The first two tracks, “Firepower” and “Lightning Strike” certainly live up to those expectations: it’s classic Priest with a modern twist, and singer Rob Halford is in fine form, although he’s not going for the ear-piercing high notes anymore. The album never reaches the same level again, but the material is still for the most part excellent. The songs, written by Halford, Tipton and Richie Faulkner, bring in stylistic callbacks to various moments of their career. “Evil Never Dies” and “Never the Heroes” borrow from 80’s hard rock a bit, to good effect, and it’s great to hear the band move away a bit from the “Painkiller” recipe at times, no matter how good that recipe is.

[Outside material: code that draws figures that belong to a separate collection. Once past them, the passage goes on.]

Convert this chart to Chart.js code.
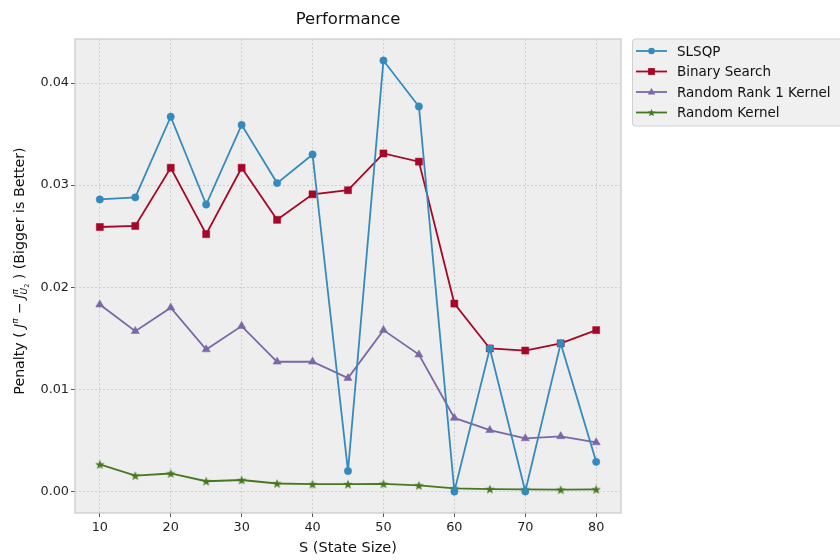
<!DOCTYPE html>
<html>
<head>
<meta charset="utf-8">
<script src="https://cdn.jsdelivr.net/npm/chart.js@4.4.1/dist/chart.umd.min.js"></script>
<style>
    html, body { margin: 0; padding: 0; background: #ffffff; }
</style>
</head>
<body>
<canvas id="perfchart" width="840" height="560"></canvas>
<script>
const perfChart = document.getElementById("perfchart");

// values
const stateSizes = [10, 15, 20, 25, 30, 35, 40, 45, 50, 55, 60, 65, 70, 75, 80];
const slsqpVals = [0.0286, 0.0288, 0.0367, 0.0281, 0.0359, 0.0302, 0.0330, 0.0020, 0.0422, 0.0377, 0.0000, 0.0140, 0.0000, 0.0145, 0.0029];
const binaryVals = [0.0259, 0.0260, 0.0317, 0.0252, 0.0317, 0.0266, 0.0291, 0.0295, 0.0331, 0.0323, 0.0184, 0.0140, 0.0138, 0.0145, 0.0158];
const rank1Vals = [0.0183, 0.0157, 0.0180, 0.0139, 0.0162, 0.0127, 0.0127, 0.0111, 0.0158, 0.0134, 0.0072, 0.0060, 0.0052, 0.0054, 0.0048];
const kernelVals = [0.00265, 0.00155, 0.00176, 0.00100, 0.00112, 0.00078, 0.00071, 0.00071, 0.00075, 0.00059, 0.00030, 0.00023, 0.00020, 0.00017, 0.00020];
const seriesNames = ["SLSQP", "Binary Search", "Random Rank 1 Kernel", "Random Kernel"];
const xTicks = [10, 20, 30, 40, 50, 60, 70, 80];
const yTicks = [0.00, 0.01, 0.02, 0.03, 0.04];

const FONT = "'DejaVu Sans', Verdana, sans-serif";
const colors = ["#348ABD", "#A60628", "#7A68A6", "#467821"];
const markers = ["circle", "rect", "triangle", "star"];

function starPath(ctx, cx, cy, ro, ri) {
    ctx.beginPath();
    for (let i = 0; i < 10; i++) {
        const r = i % 2 === 0 ? ro : ri;
        const a = -Math.PI / 2 + i * Math.PI / 5;
        const px = cx + r * Math.cos(a), py = cy + r * Math.sin(a);
        i === 0 ? ctx.moveTo(px, py) : ctx.lineTo(px, py);
    }
    ctx.closePath();
}

// matplotlib-like filled star, used as point image
const starImg = document.createElement("canvas");
starImg.width = 12;
starImg.height = 12;
(function() {
    const c = starImg.getContext("2d");
    c.fillStyle = colors[3];
    starPath(c, 6, 6.4, 5, 2.1);
    c.fill();
})();

function toPoints(vals) {
    return stateSizes.map((s, i) => ({ x: s, y: vals[i] }));
}

function drawMarker(ctx, kind, x, y, color) {
    ctx.fillStyle = color;
    ctx.strokeStyle = color;
    if (kind === "circle") {
        ctx.beginPath();
        ctx.arc(x, y, 3.3, 0, Math.PI * 2);
        ctx.fill();
    } else if (kind === "rect") {
        ctx.fillRect(x - 3.4, y - 3.4, 6.8, 6.8);
    } else if (kind === "triangle") {
        ctx.beginPath();
        ctx.moveTo(x, y - 4);
        ctx.lineTo(x + 3.7, y + 2.5);
        ctx.lineTo(x - 3.7, y + 2.5);
        ctx.closePath();
        ctx.fill();
    } else {
        starPath(ctx, x, y + 0.4, 4.2, 1.8);
        ctx.fill();
    }
}

// background, frame, titles and legend
const decorPlugin = {
    id: "decor",
    beforeDraw(chart) {
        const { ctx, chartArea: a } = chart;
        ctx.save();
        ctx.fillStyle = "#ffffff";
        ctx.fillRect(0, 0, chart.width, chart.height);
        ctx.fillStyle = "#eeeeee";
        ctx.fillRect(a.left, a.top, a.right - a.left, a.bottom - a.top);
        ctx.restore();
    },
    afterDraw(chart) {
        const { ctx, chartArea: a } = chart;
        ctx.save();

        // frame
        ctx.strokeStyle = "#c8c8c8";
        ctx.lineWidth = 1.2;
        ctx.strokeRect(a.left, a.top, a.right - a.left, a.bottom - a.top);

        const midX = (a.left + a.right) / 2;
        ctx.fillStyle = "#111111";
        ctx.textAlign = "center";
        ctx.textBaseline = "alphabetic";

        // title
        ctx.font = "16.5px " + FONT;
        ctx.fillText("Performance", midX, 24);

        // x title
        ctx.font = "14.5px " + FONT;
        ctx.fillText("S (State Size)", midX, 552);

        // y title with math parts
        const segs = [
            { t: "Penalty ( ", s: 14.2, it: false, dy: 0 },
            { t: "J", s: 13.5, it: true, dy: 0 },
            { t: "π", s: 9, it: true, dy: -6 },
            { t: " − ", s: 13.5, it: false, dy: 0 },
            { t: "J", s: 13.5, it: true, dy: 0 },
            { t: "π", s: 9, it: true, dy: -6, stack: true },
            { t: "U", s: 9, it: true, dy: 3.5 },
            { t: "2", s: 6.5, it: false, dy: 5.5 },
            { t: " ) (Bigger is Better)", s: 14.2, it: false, dy: 0 }
        ];
        const fontOf = sg => (sg.it ? "italic " : "") + sg.s + "px " + FONT;
        let total = 0, stackW = 0;
        const widths = segs.map(sg => { ctx.font = fontOf(sg); return ctx.measureText(sg.t).width; });
        segs.forEach((sg, i) => {
            if (sg.stack) { stackW = widths[i]; return; }
            total += widths[i];
        });
        const subW = widths[6] + widths[7];
        total += Math.max(stackW, subW) - subW;

        ctx.translate(18, 271);
        ctx.rotate(-Math.PI / 2);
        ctx.textAlign = "left";
        let cx = -total / 2;
        let stackX = 0;
        segs.forEach((sg, i) => {
            ctx.font = fontOf(sg);
            if (sg.stack) {
                stackX = cx;
                ctx.fillText(sg.t, cx, 5.5 + sg.dy);
                return;
            }
            ctx.fillText(sg.t, cx, 5.5 + sg.dy);
            cx += widths[i];
            if (i === 7) cx = stackX + Math.max(stackW, subW);
        });
        ctx.restore();

        // legend
        ctx.save();
        const lx = 632, ly = 38.5;
        ctx.fillStyle = "#f0f0f0";
        ctx.strokeStyle = "#d0d0d0";
        ctx.lineWidth = 1;
        ctx.beginPath();
        ctx.roundRect(lx + 0.5, ly + 0.5, 230, 87, 3);
        ctx.fill();
        ctx.stroke();
        ctx.font = "13.5px " + FONT;
        ctx.textAlign = "left";
        ctx.textBaseline = "middle";
        seriesNames.forEach((name, i) => {
            const y = 51 + i * 20.5;
            ctx.strokeStyle = colors[i];
            ctx.lineWidth = 1.8;
            ctx.beginPath();
            ctx.moveTo(636, y);
            ctx.lineTo(667, y);
            ctx.stroke();
            drawMarker(ctx, markers[i], 651.5, y, colors[i]);
            ctx.fillStyle = "#111111";
            ctx.fillText(name, 677, y + 1);
        });
        ctx.restore();
    }
};

const vals = [slsqpVals, binaryVals, rank1Vals, kernelVals];
const pointStyles = ["circle", "rect", "triangle", starImg];
const pointRadii = [3.7, 5, 4.7, 5];

new Chart(perfChart, {
    type: "line",
    data: {
        datasets: vals.map((v, i) => ({
            label: seriesNames[i],
            data: toPoints(v),
            borderColor: colors[i],
            backgroundColor: colors[i],
            pointBackgroundColor: colors[i],
            pointBorderColor: colors[i],
            pointBorderWidth: 0.5,
            pointStyle: pointStyles[i],
            pointRadius: pointRadii[i],
            borderWidth: 1.8,
            tension: 0,
            fill: false
        }))
    },
    options: {
        responsive: false,
        animation: false,
        devicePixelRatio: 1,
        events: [],
        layout: {
            padding: { top: 39, right: 219, left: 0, bottom: 0 }
        },
        plugins: {
            legend: { display: false },
            title: { display: false },
            tooltip: { enabled: false }
        },
        scales: {
            x: {
                type: "linear",
                min: 6.5,
                max: 83.5,
                afterBuildTicks: s => { s.ticks = xTicks.map(v => ({ value: v })); },
                afterFit: s => { s.height = 47; },
                ticks: {
                    color: "#222222",
                    font: { family: FONT, size: 12.8 },
                    padding: 3,
                    maxRotation: 0,
                    callback: v => String(v)
                },
                grid: {
                    color: "#cfcfcf",
                    lineWidth: 1,
                    tickLength: 4,
                    tickColor: "#555555",
                    tickWidth: 1
                },
                border: { display: false, dash: [2, 2] }
            },
            y: {
                type: "linear",
                min: -0.00211,
                max: 0.04431,
                afterBuildTicks: s => { s.ticks = yTicks.map(v => ({ value: v })); },
                afterFit: s => { s.width = 75; },
                ticks: {
                    color: "#222222",
                    font: { family: FONT, size: 12.8 },
                    padding: 2,
                    callback: v => v.toFixed(2)
                },
                grid: {
                    color: "#cfcfcf",
                    lineWidth: 1,
                    tickLength: 4,
                    tickColor: "#555555",
                    tickWidth: 1
                },
                border: { display: false, dash: [2, 2] }
            }
        }
    },
    plugins: [decorPlugin]
});
</script>
</body>
</html>
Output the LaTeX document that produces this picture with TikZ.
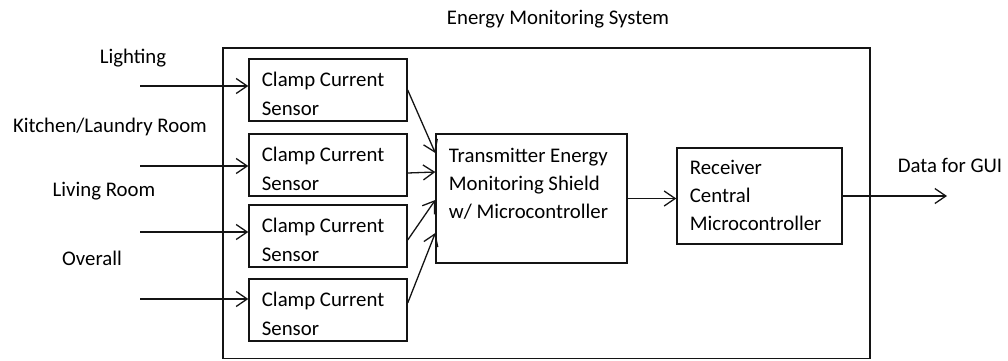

The lyrics are firmly in that vein though, conjuring images of evil doers and metal titans battling for eternity. At times, Judas Priest tries too hard to be “metal”, especially since they don’t need to force it. “Flamethrower”, for example, piles on the cheese to a cringe worthy level (“You’re on the run from the stun of the flamethrower”) and one wonders if maybe they’re running out of contraptions to turn into weapons of heavy metal destruction. But coming from a band who once wrote a song about a meat grinder, maybe it’s not that bad after all.

The twin guitar riffing is as good as you’d expect, and solos by Faulkner and Tipton feature that classic dual guitar dialog that many bands have copied, but few have done as well as Judas Priest. The return of producer Tom Allom, who produced their classic albums “British Steel”, “Screaming For Vengeance”, “Defenders of the Faith” and “Turbo” certainly helped the band recapture some of the magic of yesteryear. Co-Producer Andy Sneap brings in a modern metal touch, and his contributions to the band will continue on the road, as he’s been pegged to replace Tipton on their upcoming tour.

“Firepower” stands as the Judas Priest’s best record in a long time, and can stand shoulder to shoulder with the best moments in their discography. If this is the last bow for them, they can retire as the heavy metal giants they are. Crank it up loud and bang your head.